Domingo, 19 de junio de 2005 | Hoy
Siempre me llamó la atención que la escritura de Saer se correspondiera tan poco con la imagen física de Saer. ¿Acaso debería ser de otra manera? Por supuesto que no; sin embargo, cada vez que leo y veo a sus más estrictos contemporáneos argentinos tropiezo con esa misma sensación. Pienso en el escritor de relatos de iniciados y ahí nomás reconozco la pipa y el ajedrez; en la severidad de otro, fotografiado delante de una biblioteca con estantes metálicos o al cruzar la calle con un detectivesco impermeable en una atmósfera artificial; en la airada provocación de quien contaba sentarse a escribir en un Pumper Nic de Flores; en la desmesurada altura de los bigotes de otro, sólo comparable a su realismo delirante; o en la sonrisa y el tostado tropical del novelista que coleccionaba películas de los ‘40. Ninguna de esas marcas hace al trabajo de los escritores aludidos, apenas son gestos. Lo mismo podría decirse del mechón rabioso de Arlt, el semblante juvenil de Cortázar, los anillos de Mujica Lainez, y la pose de diestro guitarrista en una foto de Macedonio. Tal vez porque significan nada, o casi nada, se haga ostensible la diferencia entre la escritura de Saer y la imagen de Saer.
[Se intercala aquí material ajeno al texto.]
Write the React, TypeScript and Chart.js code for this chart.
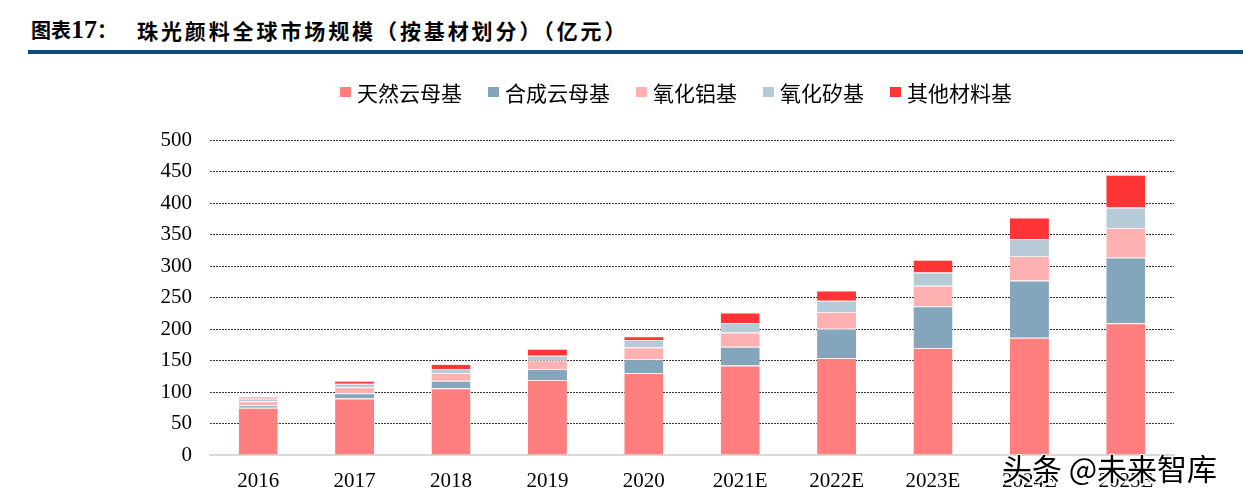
import React, { useEffect, useRef } from "react";
import { Chart, registerables } from "chart.js";

Chart.register(...registerables);

const categories = ["2016", "2017", "2018", "2019", "2020", "2021E", "2022E", "2023E", "2024E", "2025E"];
const naturalMica = [75, 89.5, 106, 119, 130, 142, 154, 170, 186, 209];
const syntheticMica = [4, 8.5, 12, 17.5, 22, 30, 46.5, 66, 91, 104.5];
const aluminaBase = [6.5, 9.5, 12, 14, 18.5, 22.5, 26.5, 32.5, 39, 47];
const silicaBase = [4, 5.5, 6.5, 7, 12, 15, 18, 21, 27, 32.5];
const otherBase = [3, 5, 8, 11, 6, 16.5, 16, 20.5, 34, 52];
const seriesNames = ["天然云母基", "合成云母基", "氧化铝基", "氧化矽基", "其他材料基"];
const seriesColors = ["#FF7F7F", "#84A6BD", "#FFB0B0", "#B7CAD8", "#FF3535"];
const yTicks = [0, 50, 100, 150, 200, 250, 300, 350, 400, 450, 500];

const CJK = '"Noto Sans CJK SC", "Noto Sans", sans-serif';
const SERIF = '"Liberation Serif", "DejaVu Serif", serif';

export default function App() {
  const canvasRef = useRef<HTMLCanvasElement | null>(null);

  useEffect(() => {
    const values = [naturalMica, syntheticMica, aluminaBase, silicaBase, otherBase];
    const chart = new Chart(canvasRef.current as HTMLCanvasElement, {
      type: "bar",
      data: {
        labels: categories,
        datasets: seriesNames.map((name, i) => ({
          label: name,
          data: values[i],
          backgroundColor: seriesColors[i],
          borderColor: "rgba(255,235,235,1)",
          borderWidth: { top: 1, bottom: 0, left: 0, right: 0 },
          borderSkipped: false,
          barPercentage: 0.405,
          categoryPercentage: 1,
        })),
      },
      options: {
        responsive: false,
        animation: false,
        maintainAspectRatio: false,
        layout: { padding: { top: 140, right: 69, bottom: 0, left: 0 } },
        plugins: { legend: { display: false }, title: { display: false }, tooltip: { enabled: false } },
        scales: {
          x: {
            stacked: true,
            grid: { display: false, drawTicks: false },
            border: { display: true, color: "#D9D9D9", width: 2 },
            ticks: { color: "#000", font: { family: SERIF, size: 21 }, padding: 14, maxRotation: 0 },
            afterFit: (scale: any) => { scale.height = 47; },
          },
          y: {
            stacked: true,
            min: 0,
            max: 500,
            afterBuildTicks: (scale: any) => { scale.ticks = yTicks.map((v) => ({ value: v })); },
            grid: {
              drawTicks: false,
              color: (ctx: any) => (ctx.tick && ctx.tick.value === 0 ? "rgba(0,0,0,0)" : "#3a3a3a"),
              lineWidth: 1,
            },
            border: { display: false, dash: [2, 1] },
            ticks: { color: "#000", font: { family: SERIF, size: 21 }, padding: 18 },
            afterFit: (scale: any) => { scale.width = 210; },
          },
        },
      },
    });
    return () => chart.destroy();
  }, []);

  return (
    <div style={{ position: "fixed", left: 0, top: 0, width: 1243, height: 502, background: "#fff", overflow: "hidden" }}>
      <div style={{ position: "absolute", left: 31, top: 16, height: 28, lineHeight: "28px", fontFamily: CJK, fontWeight: 700, fontSize: 20, color: "#000", whiteSpace: "nowrap" }}>
        图表<span style={{ fontFamily: SERIF, fontSize: 26, fontWeight: 700 }}>17</span>：
      </div>
      <div style={{ position: "absolute", left: 137, top: 16, height: 28, lineHeight: "28px", fontFamily: CJK, fontWeight: 700, fontSize: 21, letterSpacing: 2.9, color: "#000", whiteSpace: "nowrap" }}>
        珠光颜料全球市场规模（按基材划分）（亿元）
      </div>
      <div style={{ position: "absolute", left: 28, right: 0, top: 50, height: 4, background: "#0D4A80" }} />
      <canvas ref={canvasRef} width={1243} height={502} style={{ position: "absolute", left: 0, top: 0, width: 1243, height: 502 }} />
      <div style={{ position: "absolute", left: 340, top: 78, height: 28, display: "flex", alignItems: "center", whiteSpace: "nowrap" }}>
        {seriesNames.map((name, i) => (
          <div key={name} style={{ display: "flex", alignItems: "center", marginRight: i < seriesNames.length - 1 ? 26 : 0 }}>
            <span style={{ display: "inline-block", width: 11, height: 10, background: seriesColors[i], marginRight: 6 }} />
            <span style={{ fontFamily: CJK, fontSize: 21, lineHeight: "28px", color: "#000" }}>{name}</span>
          </div>
        ))}
      </div>
      <div style={{ position: "absolute", left: 1002, top: 450, fontFamily: CJK, fontSize: 30, lineHeight: "34px", color: "#000", whiteSpace: "nowrap", textShadow: "1px 1px 0 #fff, -1px -1px 0 #fff, 1px -1px 0 #fff, -1px 1px 0 #fff, 2px 2px 1px #fff" }}>
        头条 @未来智库
      </div>
    </div>
  );
}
Su estilo respirado, terso, sin ripios, siempre preciso, ralentado donde se esperaría que acelere y viceversa; es decir, ese perfecto fraseo saeriano contrasta con el desborde de su cuerpo que tironea enfático los botones de la camisa, tanto como la desmesura en el hablar, en opinar y en reír.
Para descartar lo que digo sólo bastaría la propia renuencia de Saer hacia los datos biográficos de los escritores. Era intransigente en ese aspecto. Dice en una entrevista con Graciela Speranza: “Cuando leí el Ulises, Dublín era como Santa Fe. Después, cuando vi fotos de Dublín en la época de Joyce me decepcioné: se parecía demasiado a la realidad”. Si la literatura debe superar la pretensión de parecerse al mundo, ¿por qué la imagen física de un escritor habría de asemejarse a su estilo? Aun así, más allá de las sentencias conclusivas de los propios autores y los críticos, por qué pensar el asunto sólo con la lógica de las apariencias (representación mimética o no) en vez de dejarnos arrebatar por los contrastes, que no sabemos hacia dónde se conducen pero van. Los dos Saer de mi sorpresa no se parecen entre sí, ni debieran, y, sin embargo, son inseparables en sus narraciones en las que se toman las cosas para agarrar el hueco que ellas van a dejar. No hay en eso pleonasmo, sinonimia, ni localismo, sino el trabajo de un novelista en “la selva espesa de lo real” que es el mundo entero.
Mi inexplicable atención tal vez, debo confesar, tenga otro motivo, el mismo que me embargó al enterarme de la muerte de Manuel Puig. Ya no voy a poder esperar una nueva novela de Saer, ya no voy a poder leerla a mitad de una noche fresca, con un vaso de ginebra, mientras muy cerca el plata del río insiste en ser barro.